Hypothesis of countries that can create consoles

The production of Cell for the PS3 still has IBM production linked into it via East Fishkill, and Toshiba was always involved with RSX production via OTSS. The Nagasaki lines were sold to Toshiba, and the OTSS lines are now fully controlled.



Sony is the primary drive manufacturer for the PS3 drives.

Thanks for the fact check.

Still the argument is the same.
 
I think at the core of it, I'm wondering why it's an argument to begin with. :)
Exactly. "Which countries have the manufacturing capacity to produce consoles?" is the question being asked now, but wasn't the point of the thread. Associating consoles with countries is a bit blinkered IMO. We live in an international world of cross-border creations. No single nation (save China perhaps ;) ) is designing and manufacturing every bit of their machines. Different countries have offered different expertise and resources brought together to produce finalised products throughout history for many industries.

Short of chalking up a nationalistic point of 'This country makes this thing', what is the purpose of trying to resolve who makes what? Seems to me daft bragging rights is it. The consoles we have are produced and maintained by people from all natioanlities across the globe all working together. Is the location of the corporate HQ really that important?
 
This is not to say that the Japanese can't design sophisticated processors; I've always admired Hitachi's SuperH-series, and Toshiba and NEC are no slouches either. Today, Fujitsu's SPARC64 is the fastest (single-threaded) SPARC processor.

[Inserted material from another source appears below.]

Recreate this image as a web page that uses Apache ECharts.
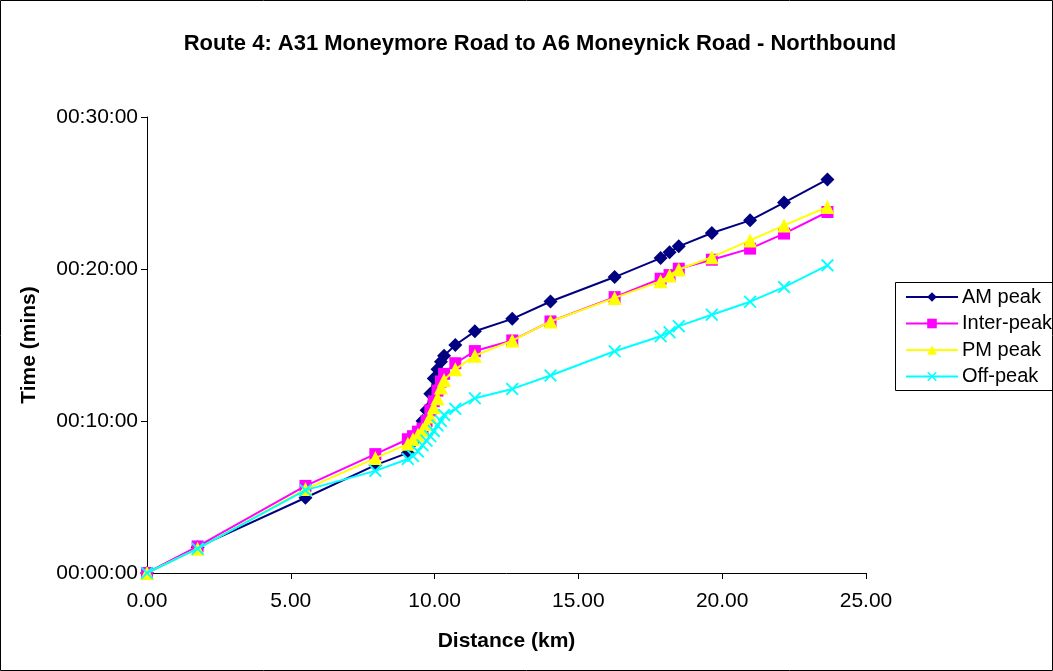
<!DOCTYPE html>
<html>
<head>
<meta charset="utf-8">
<script src="https://cdn.jsdelivr.net/npm/echarts@6/dist/echarts.min.js"></script>
<style>
html,body{margin:0;padding:0;background:#fff;}
#c{width:1053px;height:671px;}
</style>
</head>
<body>
<div id="c"></div>
<script>
var titleText = 'Route 4: A31 Moneymore Road to A6 Moneynick Road - Northbound';
var seriesNames = ['AM peak', 'Inter-peak', 'PM peak', 'Off-peak'];
var distances = [0, 1.76, 5.51, 7.94, 9.07, 9.25, 9.42, 9.58, 9.72, 9.85, 9.97, 10.10, 10.22, 10.33, 10.72, 11.40, 12.70, 14.03, 16.26, 17.86, 18.17, 18.49, 19.64, 20.97, 22.15, 23.66];
var amPeak    = [0, 1.70, 4.95, 7.10, 7.90, 8.60, 9.30, 10.00, 10.70, 11.80, 12.80, 13.40, 13.90, 14.30, 15.00, 15.90, 16.72, 17.86, 19.47, 20.72, 21.11, 21.49, 22.37, 23.20, 24.37, 25.89];
var interPeak = [0, 1.75, 5.73, 7.82, 8.80, 9.00, 9.30, 9.50, 10.00, 10.70, 11.30, 12.00, 12.60, 13.10, 13.80, 14.60, 15.30, 16.55, 18.15, 19.36, 19.60, 20.02, 20.61, 21.34, 22.33, 23.75];
var pmPeak    = [0, 1.60, 5.52, 7.56, 8.50, 8.80, 9.10, 9.40, 9.80, 10.30, 10.90, 11.50, 12.20, 12.70, 13.40, 14.30, 15.29, 16.55, 18.10, 19.20, 19.58, 19.97, 20.78, 21.88, 22.87, 24.08];
var offPeak   = [0, 1.60, 5.45, 6.72, 7.50, 7.70, 8.00, 8.40, 8.70, 9.00, 9.35, 9.70, 10.00, 10.40, 10.80, 11.50, 12.11, 12.99, 14.59, 15.58, 15.84, 16.24, 16.99, 17.85, 18.81, 20.24];
var xTicks = [0, 5, 10, 15, 20, 25];
var yTicks = [0, 10, 20, 30];

function pairs(ys){ return distances.map(function(d,i){ return [d, ys[i]]; }); }
function pad(n){ n = Math.round(n); return (n < 10 ? '0' : '') + n; }

var xMark = 'path://M0,1L1,0L5,4L9,0L10,1L6,5L10,9L9,10L5,6L1,10L0,9L4,5Z';
var colors = ['#000080', '#FF00FF', '#FFFF00', '#00FFFF'];
var symbols = ['diamond', 'rect', 'triangle', xMark];
var sizes = [14, 12, 14, 13];
var allData = [amPeak, interPeak, pmPeak, offPeak];

var chart = echarts.init(document.getElementById('c'), null, {renderer:'canvas'});
var font = 'Liberation Sans, Arial, sans-serif';
chart.setOption({
  animation: false,
  backgroundColor: '#fff',
  textStyle: {fontFamily: font},
  title: {
    text: titleText,
    left: 535, top: 28, textAlign: 'center',
    textStyle: {fontSize: 22, fontWeight: 'bold', color: '#000', fontFamily: font}
  },
  graphic: [{
    type: 'rect', shape: {x: 0.5, y: 0.5, width: 1052, height: 670},
    style: {fill: 'none', stroke: '#000', lineWidth: 1}, silent: true
  }, {
    type: 'rect', shape: {x: 895.5, y: 282.5, width: 200, height: 108},
    style: {fill: 'none', stroke: '#000', lineWidth: 1}, silent: true, z: 100
  }],
  legend: {
    left: 895, top: 282, orient: 'vertical',
    data: seriesNames,
    itemWidth: 52, itemHeight: 12, itemGap: 6.5,
    borderWidth: 0,
    padding: [5, 5, 5, 10],
    textStyle: {fontSize: 20, color: '#000', fontFamily: font, padding: [0,0,0,-1]}
  },
  grid: {left: 147, right: 187, top: 117, bottom: 98, containLabel: false},
  xAxis: {
    type: 'value', min: 0, max: 25, interval: 5,
    name: 'Distance (km)', nameLocation: 'middle', nameGap: 58,
    nameTextStyle: {fontSize: 21, fontWeight: 'bold', color: '#000', fontFamily: font},
    axisLine: {lineStyle: {color: '#000', width: 1}},
    axisTick: {show: true, inside: false, length: 6, lineStyle: {color: '#000'}},
    axisLabel: {fontSize: 21, color: '#000', margin: 18, formatter: function(v){ return v.toFixed(2); }},
    splitLine: {show: false}
  },
  yAxis: {
    type: 'value', min: 0, max: 30, interval: 10,
    name: 'Time (mins)', nameLocation: 'middle', nameGap: 107, nameRotate: 90,
    nameTextStyle: {fontSize: 21, fontWeight: 'bold', color: '#000', fontFamily: font},
    axisLine: {show: true, lineStyle: {color: '#000', width: 1}},
    axisTick: {show: true, inside: false, length: 6, lineStyle: {color: '#000'}},
    axisLabel: {fontSize: 21, color: '#000', margin: 9, formatter: function(v){ return '00:' + pad(v) + ':00'; }},
    splitLine: {show: false}
  },
  series: seriesNames.map(function(name, i){
    return {
      name: name, type: 'line', data: pairs(allData[i]),
      symbol: symbols[i], symbolSize: sizes[i], showSymbol: true,
      lineStyle: {color: colors[i], width: 2},
      itemStyle: {color: colors[i], borderWidth: 0},
      z: 2 + i
    };
  })
});
</script>
</body>
</html>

The original SPARC64 was designed by HAL in Silicon Valley and the microarchitecture really hasn't changed much. Fujitsu absorbed HAL some years ago, but I wouldn't be surprised if most of the design work still happens in the Bay Area.
 
The console industry is most successful when there is a defacto monopoly, as was the case in the '80s with the NES, and the late '90s through this past generation with the PS1 and PS2. The current situation, where there is effectively a three way split, has resulted in a much longer transition than usual and much higher costs for developers looking to target a large enough market to support development budgets in the tens of millions of dollars. There's no way developers and publishers would support another upstart hardware platform -- it's already bad enough handling two or three ports (X360, PS3, and PC) and then a totally different game (Wii) as it is.
 
Exactly. "Which countries have the manufacturing capacity to produce consoles?" is the question being asked now, but wasn't the point of the thread. Associating consoles with countries is a bit blinkered IMO. We live in an international world of cross-border creations. No single nation (save China perhaps ;) ) is designing and manufacturing every bit of their machines. Different countries have offered different expertise and resources brought together to produce finalised products throughout history for many industries.

Short of chalking up a nationalistic point of 'This country makes this thing', what is the purpose of trying to resolve who makes what? Seems to me daft bragging rights is it. The consoles we have are produced and maintained by people from all natioanlities across the globe all working together. Is the location of the corporate HQ really that important?

Indeed it so. But as I tried to explain. The ownership of the production and the design is linked to a few countries. There is a reason why no European country has a owners intrest in any part of the production.

You can produce any electronics anywhere in the world, the question is money. These investments comes from a few companies i Asia and the US when it comes to console.

So by knowing that I don't that any otherv region or country will overtake the US and Western asian line in design or production.

In theory Sony could open a production i Africa but it is still Sony and Sony's money, experties and so on. So regarding the thread that some other countries will emerge with companies that can design and produce in the same way that current leaders are doing is nothing that will happen in the comming 10-0 years.

Looking historical on the dynamics of the industry you will se that the concetration of the top-4 and top-10 in the world within semiconducters is increasing with more shake-out and less entry with entry-barriers very high.
 
the Super NES used another MOS

The 65816 was the 16 bit evolution of the MOS 6502. The silicon inside the SNES was manufactured by mos, but it was a clone of a WDC chip design.

The engineer behind WDC was one of the original founders of MOS, but he broke off and started his own company. It's the same cpu inside the Apple IIGS.